Extracted data entries
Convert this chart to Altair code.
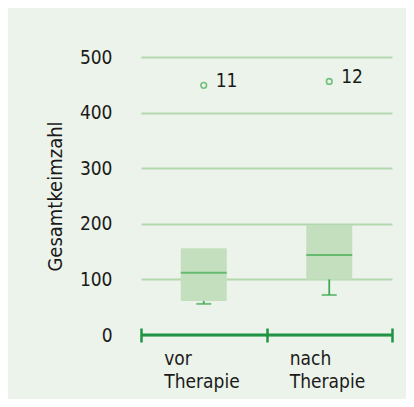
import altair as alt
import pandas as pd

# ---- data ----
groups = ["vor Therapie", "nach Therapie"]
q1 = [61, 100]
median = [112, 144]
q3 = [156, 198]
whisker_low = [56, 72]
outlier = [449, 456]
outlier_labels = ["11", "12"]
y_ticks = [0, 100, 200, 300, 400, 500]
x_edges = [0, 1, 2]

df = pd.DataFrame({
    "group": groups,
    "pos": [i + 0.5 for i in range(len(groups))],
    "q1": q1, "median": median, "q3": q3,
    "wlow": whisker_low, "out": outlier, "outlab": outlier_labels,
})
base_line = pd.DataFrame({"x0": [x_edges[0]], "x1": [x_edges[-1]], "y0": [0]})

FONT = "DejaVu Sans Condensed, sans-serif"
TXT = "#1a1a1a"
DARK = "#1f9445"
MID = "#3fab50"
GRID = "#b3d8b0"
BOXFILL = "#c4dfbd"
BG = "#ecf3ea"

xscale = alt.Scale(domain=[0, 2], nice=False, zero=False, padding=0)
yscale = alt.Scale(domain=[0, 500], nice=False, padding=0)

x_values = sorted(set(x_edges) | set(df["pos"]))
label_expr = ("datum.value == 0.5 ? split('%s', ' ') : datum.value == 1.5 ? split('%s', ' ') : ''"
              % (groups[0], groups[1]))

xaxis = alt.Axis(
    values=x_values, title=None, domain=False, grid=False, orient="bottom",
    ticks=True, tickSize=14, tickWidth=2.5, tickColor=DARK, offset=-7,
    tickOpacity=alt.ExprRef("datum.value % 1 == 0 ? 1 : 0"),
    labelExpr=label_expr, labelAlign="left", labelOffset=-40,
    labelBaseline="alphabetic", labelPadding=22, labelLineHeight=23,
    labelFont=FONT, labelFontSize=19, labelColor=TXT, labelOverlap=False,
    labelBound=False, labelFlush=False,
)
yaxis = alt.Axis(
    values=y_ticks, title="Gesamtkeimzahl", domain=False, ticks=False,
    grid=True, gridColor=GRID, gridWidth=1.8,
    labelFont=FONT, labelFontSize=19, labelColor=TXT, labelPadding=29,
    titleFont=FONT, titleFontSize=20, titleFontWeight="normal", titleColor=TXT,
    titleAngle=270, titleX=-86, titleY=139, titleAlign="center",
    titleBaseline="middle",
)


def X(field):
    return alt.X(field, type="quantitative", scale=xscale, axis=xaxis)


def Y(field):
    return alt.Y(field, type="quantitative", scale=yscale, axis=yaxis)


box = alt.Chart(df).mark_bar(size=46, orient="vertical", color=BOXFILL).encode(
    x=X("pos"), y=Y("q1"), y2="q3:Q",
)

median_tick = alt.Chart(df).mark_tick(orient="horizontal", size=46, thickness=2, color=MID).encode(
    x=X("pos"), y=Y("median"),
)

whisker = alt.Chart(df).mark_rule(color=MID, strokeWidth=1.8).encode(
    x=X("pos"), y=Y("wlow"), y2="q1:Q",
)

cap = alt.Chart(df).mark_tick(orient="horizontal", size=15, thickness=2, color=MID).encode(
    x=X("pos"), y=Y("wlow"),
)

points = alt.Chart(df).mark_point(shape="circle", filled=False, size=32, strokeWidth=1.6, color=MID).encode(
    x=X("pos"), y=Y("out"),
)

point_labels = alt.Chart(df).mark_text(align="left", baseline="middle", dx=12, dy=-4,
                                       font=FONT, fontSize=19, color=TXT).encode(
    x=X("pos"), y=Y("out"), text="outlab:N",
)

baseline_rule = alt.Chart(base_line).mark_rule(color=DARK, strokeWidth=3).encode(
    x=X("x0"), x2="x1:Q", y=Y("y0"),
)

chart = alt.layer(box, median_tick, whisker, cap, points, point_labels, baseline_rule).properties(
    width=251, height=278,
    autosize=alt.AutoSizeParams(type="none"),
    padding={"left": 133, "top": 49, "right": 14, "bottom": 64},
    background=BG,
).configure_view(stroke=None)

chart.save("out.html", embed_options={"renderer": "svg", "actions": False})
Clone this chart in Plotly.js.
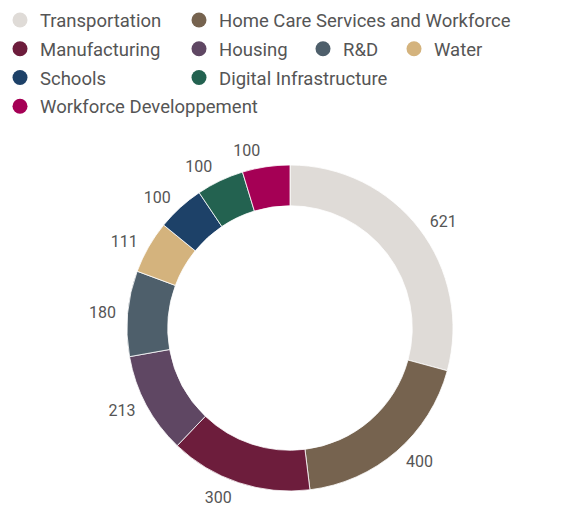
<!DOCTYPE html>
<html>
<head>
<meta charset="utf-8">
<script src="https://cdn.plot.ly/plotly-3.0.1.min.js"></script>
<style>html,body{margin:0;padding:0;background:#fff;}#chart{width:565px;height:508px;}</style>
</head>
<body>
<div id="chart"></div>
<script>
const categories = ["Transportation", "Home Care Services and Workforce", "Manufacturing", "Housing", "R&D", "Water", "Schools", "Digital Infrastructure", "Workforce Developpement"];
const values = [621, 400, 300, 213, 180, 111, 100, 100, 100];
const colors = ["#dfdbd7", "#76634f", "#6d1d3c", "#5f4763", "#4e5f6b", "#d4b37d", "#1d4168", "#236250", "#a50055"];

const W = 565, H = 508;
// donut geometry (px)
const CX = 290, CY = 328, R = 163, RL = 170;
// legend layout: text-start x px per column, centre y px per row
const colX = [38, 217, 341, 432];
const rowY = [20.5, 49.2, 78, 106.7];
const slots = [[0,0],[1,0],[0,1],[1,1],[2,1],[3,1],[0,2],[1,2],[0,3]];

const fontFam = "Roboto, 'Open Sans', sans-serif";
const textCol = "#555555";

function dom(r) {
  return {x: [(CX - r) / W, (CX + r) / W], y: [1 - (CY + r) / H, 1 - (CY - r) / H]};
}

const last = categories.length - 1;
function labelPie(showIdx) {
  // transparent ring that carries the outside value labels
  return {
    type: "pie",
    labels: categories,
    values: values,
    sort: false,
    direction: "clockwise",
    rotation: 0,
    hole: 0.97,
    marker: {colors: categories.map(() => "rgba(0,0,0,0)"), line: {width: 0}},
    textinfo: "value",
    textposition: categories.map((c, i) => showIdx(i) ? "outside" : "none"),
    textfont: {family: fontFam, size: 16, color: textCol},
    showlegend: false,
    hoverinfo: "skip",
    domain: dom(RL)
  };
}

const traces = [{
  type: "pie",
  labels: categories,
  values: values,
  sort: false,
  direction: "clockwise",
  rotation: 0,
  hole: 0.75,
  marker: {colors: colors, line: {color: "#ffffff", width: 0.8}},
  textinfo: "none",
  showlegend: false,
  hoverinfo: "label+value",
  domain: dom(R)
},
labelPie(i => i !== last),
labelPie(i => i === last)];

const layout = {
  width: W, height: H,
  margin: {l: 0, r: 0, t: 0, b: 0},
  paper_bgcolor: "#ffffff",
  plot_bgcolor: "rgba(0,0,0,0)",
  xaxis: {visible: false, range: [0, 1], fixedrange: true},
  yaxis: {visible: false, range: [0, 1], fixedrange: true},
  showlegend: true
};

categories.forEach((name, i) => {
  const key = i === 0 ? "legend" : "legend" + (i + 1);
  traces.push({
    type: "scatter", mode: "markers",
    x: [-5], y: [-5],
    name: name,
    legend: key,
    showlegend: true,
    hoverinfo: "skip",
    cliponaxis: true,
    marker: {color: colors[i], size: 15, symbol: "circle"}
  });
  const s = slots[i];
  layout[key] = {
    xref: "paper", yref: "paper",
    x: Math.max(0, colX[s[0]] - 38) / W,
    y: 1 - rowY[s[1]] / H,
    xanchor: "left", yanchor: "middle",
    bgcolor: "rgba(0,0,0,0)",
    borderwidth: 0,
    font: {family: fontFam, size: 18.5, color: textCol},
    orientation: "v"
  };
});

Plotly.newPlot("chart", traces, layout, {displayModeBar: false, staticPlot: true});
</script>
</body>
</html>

* Task prompt
Repeat exactly and only the lines from the start of the data above through the line that holds "import pandas as pd", inclusive. Pictures do not belong in the copy.

* Exercise result
Convert this chart to Altair code.
import altair as alt
import pandas as pd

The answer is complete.